Auch die Arbeit „Maße“, die ja keine graphische Arbeit ist, sondern mit dem real existierenden Raum arbeitet, spielt mit der Wiederholung von Informationen. 1944 bezeichnete der Mediziner Hans Martin Sutermeister das Ornament als „Erholungsregression“: Das „Zauberische am Ornament“ beruhe „auf seiner sich durch Wiederholung summierenden affektiven resp. suggestiven Wirkung, die dadurch bedingt ist, daß rhythmische Außenreize vermehrt auf [die] Tiefenschichten unserer Psyche einzuwirken pflegen.“
Das Ornament könne somit, ähnlich wie rhythmische Musik, benutzt werden, um den Betrachter (oder Hörer) zu beeinflussen. Der Sound von „Maße“ behauptet Informationen, er verführt uns, ihn wiederholt anzuhören, sich von ihm beeinflussen zu lassen und dem Gehörten Glauben zu schenken. Wie dieser Text oben versucht hat zu verdeutlichen, erliegt der Hörer dabei der Illusion, relevante, sachliche Informationen zu erhalten und den Raum objektiv und wahr erfahren zu können.
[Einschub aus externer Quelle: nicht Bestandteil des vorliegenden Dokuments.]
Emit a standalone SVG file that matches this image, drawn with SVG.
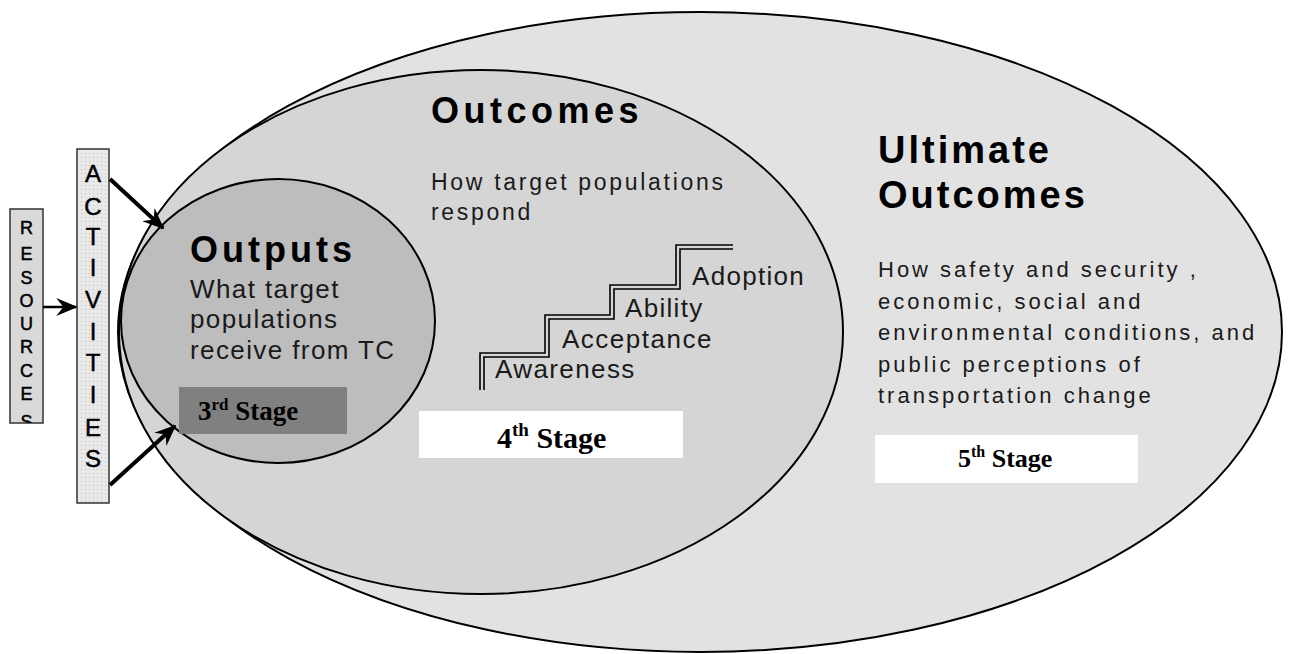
<svg xmlns="http://www.w3.org/2000/svg" width="1292" height="654" viewBox="0 0 1292 654">
<style>
.edge{stroke:#000;stroke-width:2;}
.h{font-family:"Liberation Sans",Arial,sans-serif;font-weight:bold;fill:#000;}
.b{font-family:"Liberation Sans",Arial,sans-serif;fill:#1a1a1a;}
.st{font-family:"Liberation Serif","Times New Roman",serif;font-weight:bold;fill:#000;}
.lt{font-family:"Liberation Sans",Arial,sans-serif;fill:#000;text-anchor:middle;stroke:#000;stroke-width:0.5;}
.conn{stroke:#000;stroke-width:4;fill:none;}
.stair{stroke:#000;stroke-width:1.6;fill:none;}
</style>
<defs>
<marker id="ah" viewBox="0 0 12 10" refX="11" refY="5" markerUnits="userSpaceOnUse" markerWidth="22" markerHeight="18" orient="auto">
<path d="M0,0 L12,5 L0,10 L4,5 z" fill="#000"/>
</marker>
<pattern id="dots" width="4" height="4" patternUnits="userSpaceOnUse">
<rect width="4" height="4" fill="#e9e9e9"/>
<rect x="1" y="1" width="1" height="1" fill="#bdbdbd"/>
</pattern>
<clipPath id="resclip"><rect x="10" y="209" width="33" height="214"/></clipPath>
</defs>
<rect width="1292" height="654" fill="#fff"/>

<g id="ultimate-outcomes">
<ellipse cx="700" cy="332" rx="582" ry="320" fill="#e2e2e2" class="edge"/>
<text class="h" font-size="38" letter-spacing="3" x="878" y="163">Ultimate</text>
<text class="h" font-size="38" letter-spacing="3" x="878" y="208">Outcomes</text>
<text class="b" font-size="22" letter-spacing="3">
<tspan x="878" y="277">How safety and security ,</tspan>
<tspan x="878" y="309">economic, social and</tspan>
<tspan x="878" y="340">environmental conditions, and</tspan>
<tspan x="878" y="372">public perceptions of</tspan>
<tspan x="878" y="403">transportation change</tspan>
</text>
<rect x="875" y="435" width="263" height="48" fill="#fff"/>
<text class="st" font-size="26" x="958" y="467">5<tspan font-size="16" dy="-10">th</tspan><tspan dy="10"> Stage</tspan></text>
</g>

<g id="outcomes">
<ellipse cx="481" cy="332" rx="362" ry="262" fill="#d5d5d5" class="edge"/>
<text class="h" font-size="36" letter-spacing="4.5" x="431" y="123">Outcomes</text>
<text class="b" font-size="23" letter-spacing="2.7">
<tspan x="431" y="190">How target populations</tspan>
<tspan x="431" y="220">respond</tspan>
</text>
<path class="stair" d="M480,390 V353 H545 V315 H610 V285 H676 V245 H733"/>
<path class="stair" d="M484,390 V357 H549 V319 H614 V289 H680 V249 H733"/>
<text class="b" font-size="26" letter-spacing="1.3" x="692" y="285">Adoption</text>
<text class="b" font-size="26" letter-spacing="1.3" x="625" y="317">Ability</text>
<text class="b" font-size="26" letter-spacing="1.5" x="562" y="348">Acceptance</text>
<text class="b" font-size="26" letter-spacing="1.4" x="495" y="378">Awareness</text>
<rect x="419" y="411" width="264" height="47" fill="#fff"/>
<text class="st" font-size="30" x="497" y="448">4<tspan font-size="19" dy="-12">th</tspan><tspan dy="12"> Stage</tspan></text>
</g>

<g id="outputs">
<ellipse cx="278" cy="321" rx="157" ry="142" fill="#bdbdbd" class="edge"/>
<text class="h" font-size="36" letter-spacing="4" x="190" y="262">Outputs</text>
<text class="b" font-size="26" letter-spacing="1.4">
<tspan x="190" y="298">What target</tspan>
<tspan x="190" y="328">populations</tspan>
<tspan x="190" y="359">receive from TC</tspan>
</text>
<rect x="179" y="387" width="168" height="47" fill="#808080"/>
<text class="st" font-size="27" x="198" y="420">3<tspan font-size="17" dy="-10">rd</tspan><tspan dy="10"> Stage</tspan></text>
</g>

<g id="resources">
<rect x="10" y="209" width="33" height="214" fill="#d9d9d9" stroke="#333" stroke-width="1.5"/>
<g clip-path="url(#resclip)">
<text class="lt" font-size="18" x="26.5" y="234">R</text>
<text class="lt" font-size="18" x="26.5" y="260">E</text>
<text class="lt" font-size="18" x="26.5" y="284">S</text>
<text class="lt" font-size="18" x="26.5" y="307">O</text>
<text class="lt" font-size="18" x="26.5" y="330">U</text>
<text class="lt" font-size="18" x="26.5" y="353">R</text>
<text class="lt" font-size="18" x="26.5" y="377">C</text>
<text class="lt" font-size="18" x="26.5" y="400">E</text>
<text class="lt" font-size="18" x="26.5" y="428">S</text>
</g>
</g>

<g id="activities">
<rect x="77" y="149" width="32" height="354" fill="url(#dots)" stroke="#333" stroke-width="1.5"/>
<text class="lt" font-size="24" x="93" y="182">A</text>
<text class="lt" font-size="24" x="93" y="215">C</text>
<text class="lt" font-size="24" x="93" y="245">T</text>
<text class="lt" font-size="24" x="93" y="276">I</text>
<text class="lt" font-size="24" x="93" y="308">V</text>
<text class="lt" font-size="24" x="93" y="340">I</text>
<text class="lt" font-size="24" x="93" y="371">T</text>
<text class="lt" font-size="24" x="93" y="403">I</text>
<text class="lt" font-size="24" x="93" y="436">E</text>
<text class="lt" font-size="24" x="93" y="467">S</text>
</g>

<g id="connectors">
<line class="conn" x1="43" y1="307" x2="76" y2="307" marker-end="url(#ah)" style="stroke-width:2.5"/>
<line class="conn" x1="110" y1="179" x2="163" y2="228" marker-end="url(#ah)"/>
<line class="conn" x1="110" y1="485" x2="175" y2="426" marker-end="url(#ah)"/>
</g>
</svg>
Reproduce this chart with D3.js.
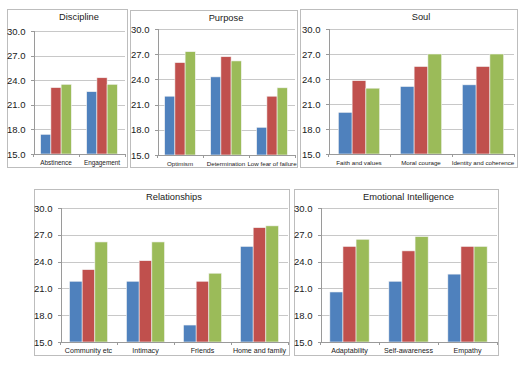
<!DOCTYPE html>
<html lang="en">
<head>
    <meta charset="UTF-8">
    <title>Survey Scores</title>
    <script src="https://d3js.org/d3.v7.min.js"></script>
    <style>
        body {
            margin: 0;
            background-color: white;
            font-family: "Liberation Sans", Arial, sans-serif;
        }
        .box { fill: white; stroke: #bdbdbd; stroke-width: 1; }
        .grid line { stroke: #c8c8c8; shape-rendering: crispEdges; }
        .axis line, .axis path { stroke: #9a9a9a; shape-rendering: crispEdges; }
        .bar { stroke: #f4f4f4; stroke-width: 0.6; }
    </style>
</head>
<body>
    <svg id="chart" width="520" height="390"></svg>

    <script>
        // values, one array per series (blue, red, green)
        const yTicks = [15, 18, 21, 24, 27, 30];
        const seriesColors = ["#4f81bd", "#c0504d", "#9bbb59"];

        const disciplineCats = ["Abstinence", "Engagement"];
        const disciplineA = [17.4, 22.6];
        const disciplineB = [23.1, 24.3];
        const disciplineC = [23.5, 23.5];

        const purposeCats = ["Optimism", "Determination", "Low fear of failure"];
        const purposeA = [22.0, 24.3, 18.3];
        const purposeB = [26.0, 26.7, 22.0];
        const purposeC = [27.3, 26.2, 23.0];

        const soulCats = ["Faith and values", "Moral courage", "Identity and coherence"];
        const soulA = [20.0, 23.1, 23.3];
        const soulB = [23.8, 25.5, 25.5];
        const soulC = [22.9, 27.0, 27.0];

        const relCats = ["Community etc", "Intimacy", "Friends", "Home and family"];
        const relA = [21.8, 21.8, 16.9, 25.7];
        const relB = [23.1, 24.1, 21.8, 27.8];
        const relC = [26.2, 26.2, 22.7, 28.0];

        const eiCats = ["Adaptability", "Self-awareness", "Empathy"];
        const eiA = [20.6, 21.8, 22.6];
        const eiB = [25.7, 25.2, 25.7];
        const eiC = [26.5, 26.8, 25.7];

        // panel layout: outer box and plot area
        const panels = [
            { title: "Discipline", cats: disciplineCats, series: [disciplineA, disciplineB, disciplineC],
              box: [7, 9, 120, 158], plot: [33, 125, 31, 154], labelSize: 6.4 },
            { title: "Purpose", cats: purposeCats, series: [purposeA, purposeB, purposeC],
              box: [130, 10, 167, 157], plot: [157, 295, 29, 155], labelSize: 6.2 },
            { title: "Soul", cats: soulCats, series: [soulA, soulB, soulC],
              box: [300, 9, 217, 158], plot: [328, 514, 29, 154], labelSize: 6.2 },
            { title: "Relationships", cats: relCats, series: [relA, relB, relC],
              box: [34, 189, 255, 166], plot: [60, 288, 208, 342], labelSize: 7.1 },
            { title: "Emotional Intelligence", cats: eiCats, series: [eiA, eiB, eiC],
              box: [294, 189, 204, 166], plot: [320, 497, 208, 342], labelSize: 7.1 }
        ];

        const svg = d3.select("#chart");

        panels.forEach(p => {
            const g = svg.append("g");
            const [bx, by, bw, bh] = p.box;
            const [left, right, top, bottom] = p.plot;

            g.append("rect").attr("class", "box")
                .attr("x", bx + 0.5).attr("y", by + 0.5)
                .attr("width", bw).attr("height", bh);

            const clip = "clip-" + p.title.replace(/\s/g, "");
            g.append("clipPath").attr("id", clip)
                .append("rect").attr("x", bx).attr("y", by).attr("width", bw + 1).attr("height", bh + 1);
            const inner = g.append("g").attr("clip-path", `url(#${clip})`);

            const y = d3.scaleLinear().domain([15, 30]).range([bottom, top]);
            const x = d3.scaleBand().domain(p.cats).range([left, right])
                .paddingInner(1 / 3).paddingOuter(1 / 6);
            const xs = d3.scaleBand().domain([0, 1, 2]).range([0, x.bandwidth()]);

            // gridlines
            inner.append("g").attr("class", "grid")
                .selectAll("line").data(yTicks.slice(1)).join("line")
                .attr("x1", left).attr("x2", right)
                .attr("y1", d => Math.round(y(d)) + 0.5).attr("y2", d => Math.round(y(d)) + 0.5);

            // y axis
            const ya = inner.append("g").attr("class", "axis")
                .attr("transform", `translate(${left + 0.5},0)`)
                .call(d3.axisLeft(y).tickValues(yTicks).tickFormat(d3.format(".1f")).tickSize(3).tickPadding(5));
            ya.selectAll("text").style("font-size", "9.5px").style("fill", "#1a1a1a")
                .style("font-family", "Liberation Sans, Arial, sans-serif");

            // bars
            p.series.forEach((vals, si) => {
                inner.append("g").selectAll("rect").data(vals).join("rect")
                    .attr("class", "bar")
                    .attr("x", (d, i) => x(p.cats[i]) + xs(si))
                    .attr("y", d => y(d))
                    .attr("width", xs.bandwidth())
                    .attr("height", d => y(15) - y(d))
                    .attr("fill", seriesColors[si]);
            });

            // x axis line with ticks between categories
            const step = x.step();
            const xa = inner.append("g").attr("class", "axis");
            xa.append("line").attr("x1", left).attr("x2", right)
                .attr("y1", Math.round(bottom) + 0.5).attr("y2", Math.round(bottom) + 0.5);
            xa.selectAll("line.tk").data(d3.range(p.cats.length + 1)).join("line")
                .attr("class", "tk")
                .attr("x1", i => Math.round(left + i * step) + 0.5)
                .attr("x2", i => Math.round(left + i * step) + 0.5)
                .attr("y1", Math.round(bottom)).attr("y2", Math.round(bottom) + 3);

            // category labels
            inner.append("g").selectAll("text").data(p.cats).join("text")
                .attr("x", d => x(d) + x.bandwidth() / 2)
                .attr("y", bottom + 11)
                .attr("text-anchor", "middle")
                .style("font-size", p.labelSize + "px")
                .style("fill", "#1a1a1a")
                .text(d => d);

            // title
            g.append("text")
                .attr("x", (left + right) / 2)
                .attr("y", by + 10.5)
                .attr("text-anchor", "middle")
                .style("font-size", "9.3px")
                .style("fill", "#1a1a1a")
                .text(p.title);
        });
    </script>
</body>
</html>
Eine wichtige Ebene, um die Arbeit „Maße“ zu durchdringen, ist eben dieser räumliche Aspekt des Innen und des Außen. Der Betrachter erscheint zunächst ausgeschlossen, er kann sich den Ausstellungsraum selbst nicht empirisch erschließen. Er wird zum Teilnehmenden, der aktiv eine Handlung vollbringen muss, wenn er das künstlerische Angebot wahrnehmen will: Er muss eine Nummer anrufen. Dadurch konzentriert er sich auf das, was nicht zu sehen ist und betritt sinnlich den Raum, erfährt ihn hörend. Während man bei den meisten Ausstellungen gewohnt ist, ein auf Vereinbarungen beruhendes, institutionelles Angebot wahrzunehmen, das bereits fraglos akzeptiert ist, nämlich: Werk + Ausstellungsraum + öffentlich + Öffentlichkeit = Ausstellung, so spielt die Arbeit „Maße“ mit dieser Vereinbarung, behauptet zunächst, nicht öffentlich zugänglich zu sein, behauptet, ein „Innen“ zu sein. Dadurch spiegelt sie auf poetische Weise, wie sehr das Vertrauen auf (real existierende, objektive) Umwelt und (subjektive) Innenwelt uns, gerade als Betrachter von Kunstwerken, täuschen kann. Jeder Betrachter erfährt auch das vermeintlich objektive Außen auf subjektive Weise. Die Tonspur von „Maße“ übermittelt sachliche, vorgeblich essentielle Informationen über den verborgenen Raum („Außen“), die jeder Hörer sinnlich zu seinem subjektiven Raum („Innen“) zusammenfügt. Maße werden stets in einen persönlichen Bezug gesetzt. Somit entleert sich durch den Betrachter der Inhalt der Information, mittels des Entzugs des objektiven Bezugs und verdichtet sich im Rahmen der Ausstellung zu einer künstlerischen Äußerung.
Wie das Innere einer Ohrmuschel ist „Maße“ auf verschiedenen Ebenen gewunden und verwoben. Das sinnliche und das sichtbare Maß treffen in „Maße“ von Sebastian Körbs zusammen und erschaffen einen Raum des Hörens und vor allem der Reflektion.